Business & Real Estate

California unemployment stays steady at 7.4 percent; Sacramento area inches up to same level

The job market continued its bumpy ride in California and Sacramento last month, with the region’s unemployment rate increasing while the statewide rate remained unchanged.

Unemployment in Sacramento climbed to 7.4 percent, rising a half percentage point, the state Employment Development Department said Friday. That equaled the statewide rate, which held steady with a gain of 27,700 jobs.

“It’s a fairly slow rate of growth,” said Irena Asmundson, chief economist at the California Department of Finance. “Clearly, we’d like to see a faster pace, but we’ll take what we have.”

Calling the statewide number a “pretty good sign,” Asmundson noted that the U.S. unemployment rate increased in July, to 6.2 percent. “Our gap narrowed,” she said.
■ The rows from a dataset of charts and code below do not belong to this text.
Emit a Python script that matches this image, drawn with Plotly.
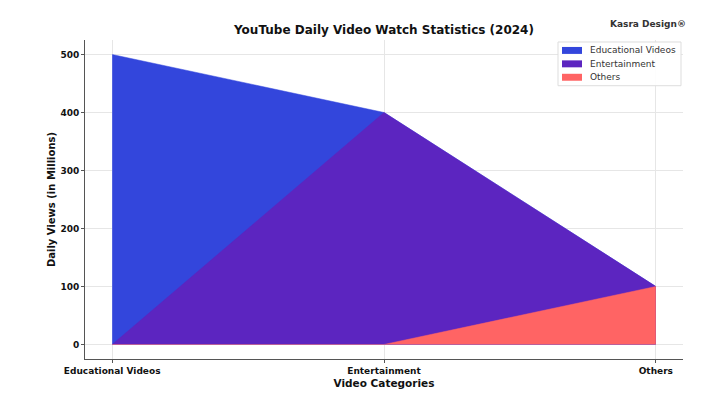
import plotly.graph_objects as go

categories = ["Educational Videos", "Entertainment", "Others"]
series_names = ["Educational Videos", "Entertainment", "Others"]
educational = [500, 400, 100]
entertainment = [0, 400, 100]
others = [0, 0, 100]
y_ticks = [0, 100, 200, 300, 400, 500]

colors = ["#3346DC", "#5C25C0", "#FF6464"]
series = [educational, entertainment, others]

fig = go.Figure()
for name, vals, col in zip(series_names, series, colors):
    fig.add_trace(go.Scatter(
        x=categories, y=vals, name=name, mode="lines",
        line=dict(color=col, width=0.5), fill="tozeroy", fillcolor=col,
        showlegend=False,
    ))

# plot area in pixels
L, R, T, B = 85, 683, 40, 361
W, H = R - L, B - T


def px(x):
    return (x - L) / W


def py(y):
    return (B - y) / H


font_family = "DejaVu Sans"
fig.update_layout(
    width=720, height=399,
    margin=dict(l=L, r=720 - R, t=T, b=399 - B),
    paper_bgcolor="white", plot_bgcolor="white",
    font=dict(family=font_family, color="#222222"),
    title=dict(text="<b>YouTube Daily Video Watch Statistics (2024)</b>",
               x=(L + R) / 2 / 720, xanchor="center", y=1 - 30 / 399, yanchor="middle",
               font=dict(size=12, color="#111111")),
    showlegend=False,
    xaxis=dict(
        type="category", range=[-0.1, 2.1],
        showgrid=True, gridcolor="#E6E6E6", gridwidth=1,
        showline=True, linecolor="#555555", linewidth=1,
        ticks="outside", ticklen=3, tickcolor="#555555",
        tickfont=dict(size=9, family=font_family, color="#111111", weight="bold"),
        title=dict(text="<b>Video Categories</b>", font=dict(size=10.5, color="#111111"), standoff=4),
        zeroline=False,
    ),
    yaxis=dict(
        range=[-25, 525], tickvals=y_ticks,
        showgrid=True, gridcolor="#E6E6E6", gridwidth=1,
        showline=True, linecolor="#555555", linewidth=1,
        ticks="outside", ticklen=3, tickcolor="#555555",
        tickfont=dict(size=9, family=font_family, color="#111111", weight="bold"),
        title=dict(text="<b>Daily Views (in Millions)</b>", font=dict(size=10, color="#111111"), standoff=2),
        zeroline=False,
    ),
)

# Legend (custom, compact like the reference)
box_x0, box_x1, box_y0, box_y1 = 558, 681, 42, 86
fig.add_shape(type="rect", xref="paper", yref="paper",
              x0=px(box_x0), x1=px(box_x1), y0=py(box_y1), y1=py(box_y0),
              line=dict(color="#DDDDDD", width=1), fillcolor="rgba(255,255,255,0.9)", layer="above")
row_y = [50.5, 64, 77.5]
for name, col, ry in zip(series_names, colors, row_y):
    fig.add_shape(type="rect", xref="paper", yref="paper",
                  x0=px(562), x1=px(582), y0=py(ry + 3.5), y1=py(ry - 3.5),
                  line=dict(width=0), fillcolor=col, layer="above")
    fig.add_annotation(text=name, xref="paper", yref="paper",
                       x=px(588), xanchor="left", y=py(ry), yanchor="middle",
                       showarrow=False, font=dict(size=9, color="#333333"))

fig.add_annotation(text="<b>Kasra Design®</b>", xref="paper", yref="paper",
                   x=px(688), xanchor="right", y=py(24), yanchor="middle",
                   showarrow=False, font=dict(size=9, color="#333333"))

fig.write_html("out.html")
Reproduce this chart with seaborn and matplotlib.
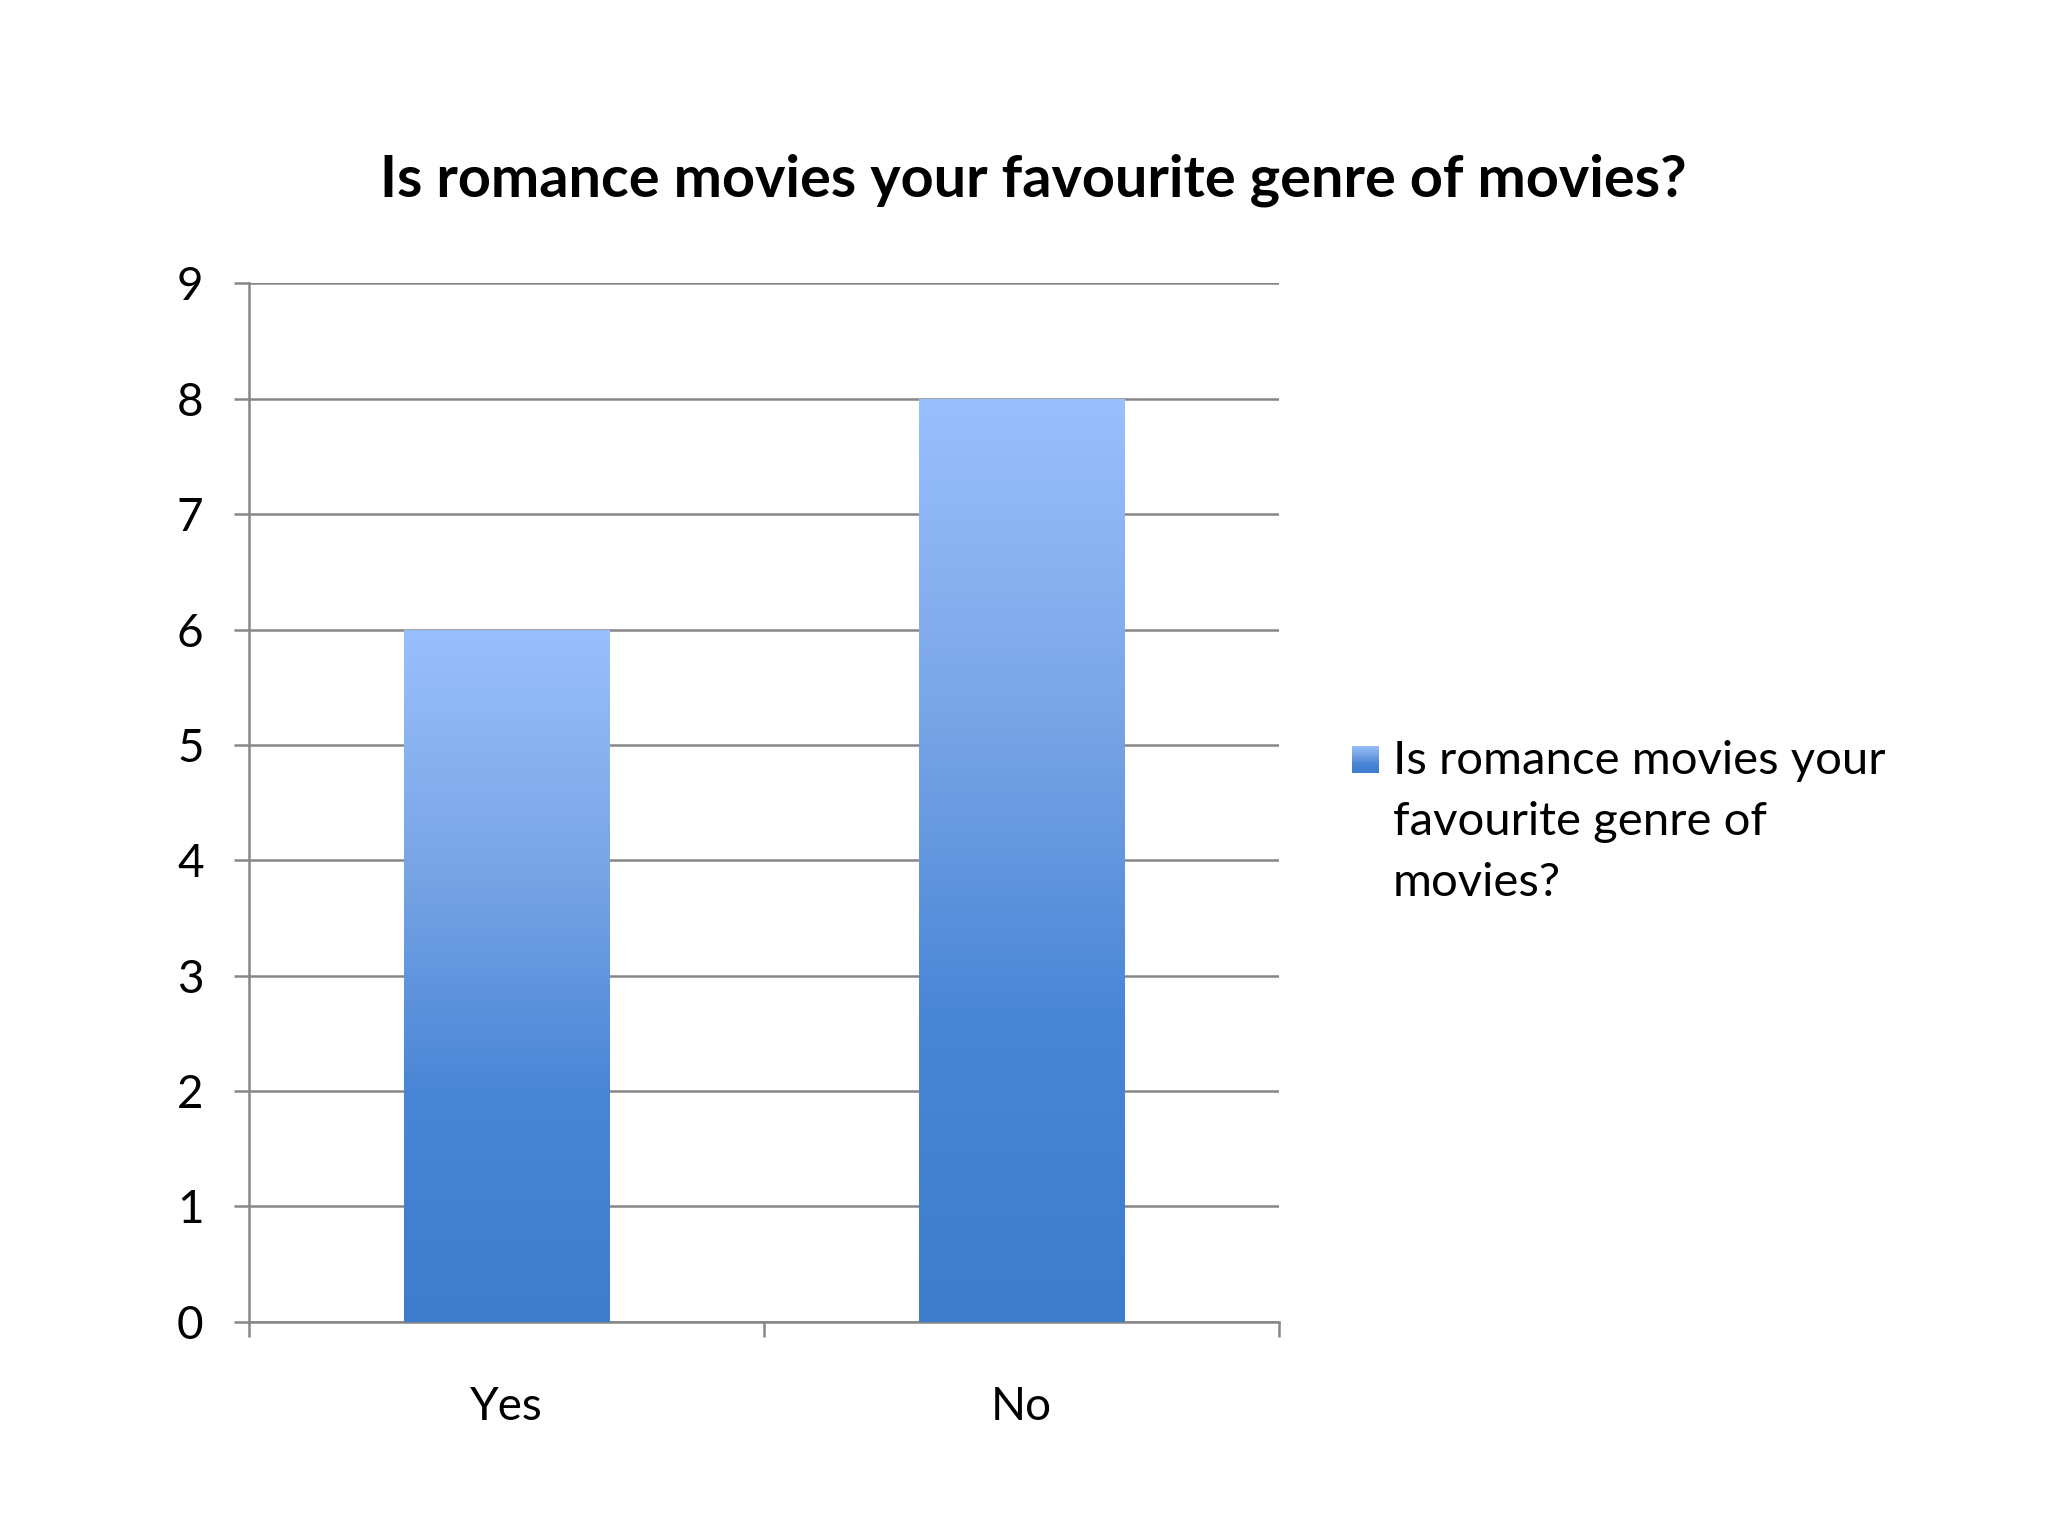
import numpy as np
import pandas as pd
import matplotlib
matplotlib.use("Agg")
import matplotlib.pyplot as plt
import seaborn as sns
from matplotlib.colors import LinearSegmentedColormap

# chart values
answers = ["Yes", "No"]
counts = [6, 8]
y_ticks = [0, 1, 2, 3, 4, 5, 6, 7, 8, 9]
chart_title = "Is romance movies your favourite genre of movies?"
series_label = "Is romance movies your\nfavourite genre of\nmovies?"

sns.set_style("white")
plt.rcParams['font.family'] = ['Lato', 'DejaVu Sans']
plt.rcParams['text.color'] = 'black'
plt.rcParams['xtick.color'] = 'black'
plt.rcParams['ytick.color'] = 'black'

grid_col = '#868686'
bar_cmap = LinearSegmentedColormap.from_list('bar', ['#3d7dcb', '#4a86d6', '#7aa6e6', '#9abffd'])

fig = plt.figure(figsize=(20.48, 15.36), dpi=100)
ax = fig.add_axes([0.1218, 0.1395, 0.5026, 0.676])

df = pd.DataFrame({'answer': answers, 'count': counts})
sns.barplot(data=df, x='answer', y='count', order=answers, width=0.4,
            color='#6d9de3', ax=ax, zorder=3)

# gradient fill clipped to each bar
grad = np.linspace(0, 1, 256).reshape(-1, 1)
for p in ax.patches:
    x0, y0 = p.get_x(), p.get_y()
    w, h = p.get_width(), p.get_height()
    im = ax.imshow(grad, cmap=bar_cmap, origin='lower', aspect='auto',
                   extent=[x0, x0 + w, y0, y0 + h], zorder=3)
    im.set_clip_path(p)
    p.set_facecolor('none')
    p.set_edgecolor('none')

ax.set_xlim(-0.5, len(answers) - 0.5)
ax.set_ylim(0, max(y_ticks))
ax.set_yticks(y_ticks)
ax.yaxis.grid(True, color=grid_col, lw=1.8)
ax.set_axisbelow(True)

for s in ['top', 'right']:
    ax.spines[s].set_visible(False)
for s in ['left', 'bottom']:
    ax.spines[s].set_color(grid_col)
    ax.spines[s].set_linewidth(1.8)

ax.set_xticks(np.arange(-0.5, len(answers), 1.0), minor=True)
ax.tick_params(axis='x', which='both', bottom=True)
ax.tick_params(axis='x', which='major', length=0, pad=46, labelsize=33)
ax.tick_params(axis='x', which='minor', length=11, width=1.8, color=grid_col)
ax.tick_params(axis='y', left=True, length=11, width=1.8, color=grid_col,
               labelcolor='black', pad=22, labelsize=33)
ax.set_xlabel('')
ax.set_ylabel('')

fig.text(0.5045, 0.8827, chart_title, ha='center', va='center',
         fontsize=41.5, fontweight='bold')

# legend key with the same gradient
lax = fig.add_axes([0.660, 0.4966, 0.0128, 0.0179])
lax.imshow(grad, cmap=bar_cmap, origin='lower', aspect='auto')
lax.set_axis_off()
fig.text(0.680, 0.518, series_label, ha='left', va='top', fontsize=34,
         linespacing=1.56)

fig.savefig('out.png', dpi=100, facecolor='white')
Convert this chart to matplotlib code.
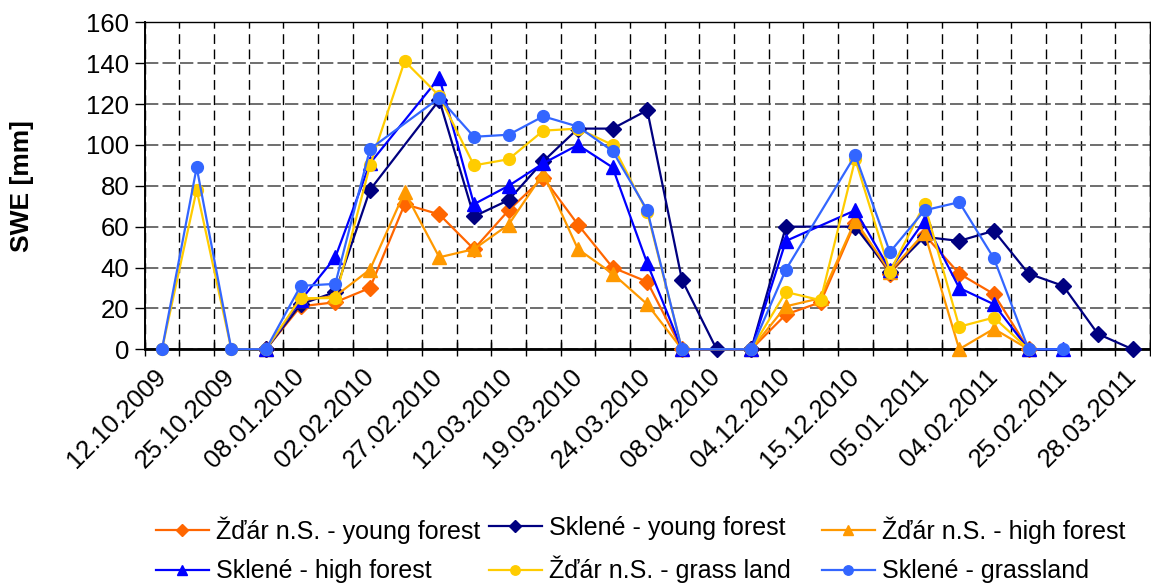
import numpy as np
import matplotlib
matplotlib.use("Agg")
import matplotlib.pyplot as plt

nan = np.nan

# every other category carries a date label
date_labels = [
    "12.10.2009", "25.10.2009", "08.01.2010", "02.02.2010", "27.02.2010",
    "12.03.2010", "19.03.2010", "24.03.2010", "08.04.2010", "04.12.2010",
    "15.12.2010", "05.01.2011", "04.02.2011", "25.02.2011", "28.03.2011",
]
n_cat = 29

zdar_young = [nan, nan, nan, 0, 21, 23, 30, 71, 66, 49, 68, 84, 61, 40, 33, 0,
              nan, 0, 17, 23, 62, 37, 56, 37, 27, 0, nan, nan, nan]
sklene_young = [nan, nan, nan, 0, 22, 28, 78, nan, 122, 65, 73, 92, 108, 108, 117, 34,
                0, 0, 60, nan, 60, 38, 55, 53, 58, 37, 31, 7.5, 0]
zdar_high = [nan, nan, nan, 0, 24, 26, 39, 77, 45, 49, 61, 86, 49, 37, 22, 0,
             nan, 0, 21, 25, 63, 38, 57, 0, 10, 0, nan, nan, nan]
sklene_high = [nan, nan, nan, 0, 24, 45, 91, nan, 133, 71, 80, 91, 100, 89, 42, 0,
               nan, 0, 53, nan, 68, 39, 63, 30, 22, 0, 0, nan, nan]
zdar_grass = [0, 78, 0, 0, 25, 25, 90, 141, 124, 90, 93, 107, 108, 100, 67, 0,
              nan, 0, 28, 24, 93, 38, 71, 11, 15.5, 0, nan, nan, nan]
sklene_grass = [0, 89, 0, 0, 31, 32, 98, nan, 123, 104, 105, 114, 109, 97, 68, 0,
                nan, 0, 39, nan, 95, 47.5, 68, 72, 44.5, 0, 0, nan, nan]

series = [
    ("Žďár n.S. - young forest", zdar_young, "#FF6600", "D", 8),
    ("Sklené - young forest", sklene_young, "#000080", "D", 8),
    ("Žďár n.S. - high forest", zdar_high, "#FF9900", "^", 9.5),
    ("Sklené - high forest", sklene_high, "#0000FF", "^", 9.5),
    ("Žďár n.S. - grass land", zdar_grass, "#FFCC00", "o", 8.5),
    ("Sklené - grassland", sklene_grass, "#3366FF", "o", 8.5),
]

plt.rcParams["font.family"] = ["Liberation Sans", "DejaVu Sans"]

fig = plt.figure(figsize=(11.51, 5.83), dpi=100)
ax = fig.add_axes([0.1257, 0.401, 0.8733, 0.5606])

x = np.arange(n_cat)
handles = []
for label, vals, color, marker, ms in series:
    v = np.array(vals, dtype=float)
    ok = ~np.isnan(v)
    h, = ax.plot(x[ok], v[ok], color=color, marker=marker, markersize=ms,
                 linewidth=1.6, label=label, zorder=3, clip_on=False)
    handles.append(h)

ax.set_xlim(-0.5, n_cat - 0.5)
ax.set_ylim(0, 160)
ax.set_yticks(np.arange(0, 161, 20))

# tick marks on category boundaries, labels on even categories
ax.set_xticks(np.arange(n_cat + 1) - 0.5)
ax.set_xticklabels([])
ax.set_xticks(x[::2], date_labels, minor=True)
ax.tick_params(axis="x", which="major", direction="inout", length=10, width=1)
ax.tick_params(axis="x", which="minor", length=0, pad=17)
for t in ax.get_xticklabels(minor=True):
    t.set_rotation(45)
    t.set_ha("right")
    t.set_va("center")
    t.set_rotation_mode("anchor")
    t.set_fontsize(18.5)
ax.tick_params(axis="y", direction="out", length=7, width=1, labelsize=18.5, pad=4)

ax.grid(axis="x", which="major", color="black", linestyle=(0, (7, 4)), linewidth=1)
ax.grid(axis="y", color="#555555", linestyle=(0, (8, 2.5)), linewidth=1.2)
ax.set_axisbelow(True)
for side in ["top", "right"]:
    ax.spines[side].set_linewidth(1)
ax.spines["left"].set_linewidth(1.4)
ax.spines["bottom"].set_linewidth(2)

ax.set_ylabel("SWE [mm]", fontsize=19, fontweight="bold")
ax.yaxis.set_label_coords(-0.110, 0.5)

# legend in three equally spaced columns, row-major like the original
col_x = [156 / 1151, 489 / 1151, 822 / 1151]
for i, cx in enumerate(col_x):
    hs = [handles[i], handles[i + 3]]
    fig.legend(hs, [h.get_label() for h in hs], loc="upper left",
               bbox_to_anchor=(cx, 0.1145), frameon=False, fontsize=18,
               handlelength=2.1, handletextpad=0.3, borderpad=0,
               borderaxespad=0, labelspacing=0.63, markerscale=0.8)

fig.savefig("out.png", dpi=100)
Regionally, the unemployment rate fluctuated largely due to the seasonality of school employment, with a dip of 11,100 jobs in the four-county area of El Dorado, Placer, Sacramento and Yolo.

“It’s normal to see this time of year as schools trim down for the summer break,” said George Marley, an EDD labor market consultant. “If you were to discount that industry, you would actually see an increase for the month.”

Marley anticipated that those jobs would return by September when most schools are back in session.

Statewide job gains have cooled off in recent months from their peak in April, when 61,200 new jobs were created. Still, the 27,700 jobs added in July were better than the 16,200 new jobs reported in June.

Construction posted the single largest decline last month, down 6,400 jobs. The numbers suggest a slowdown in the housing market, which typically sees the most activity during the summer. The financial sector, which is closely tied with housing, shed 11,200 jobs.

Jeff Michael, an economist at the University of the Pacific in Stockton, said multiple factors, including weak demand in the housing market and rising interest rates, were contributing to the lack of construction jobs.

“(Construction) hasn’t been rebounding as strongly as economists predicted,” Michael said.

He added, “The financial sector continues to be weak; there’s not a lot of activity in mortgage refinancing.”

In Sacramento, professional and business services was the top industry gainer for the month with 2,000 jobs created, exceeding the 10-year average by 1,500 jobs.

Without the seasonal loss of school-related jobs, Marley said the region would have gained between 2,500 and 3,500 jobs for the month.

“If things continue the same way, we’re on pace to recover all the jobs lost in the recession,” he said. “The trend has been positive.”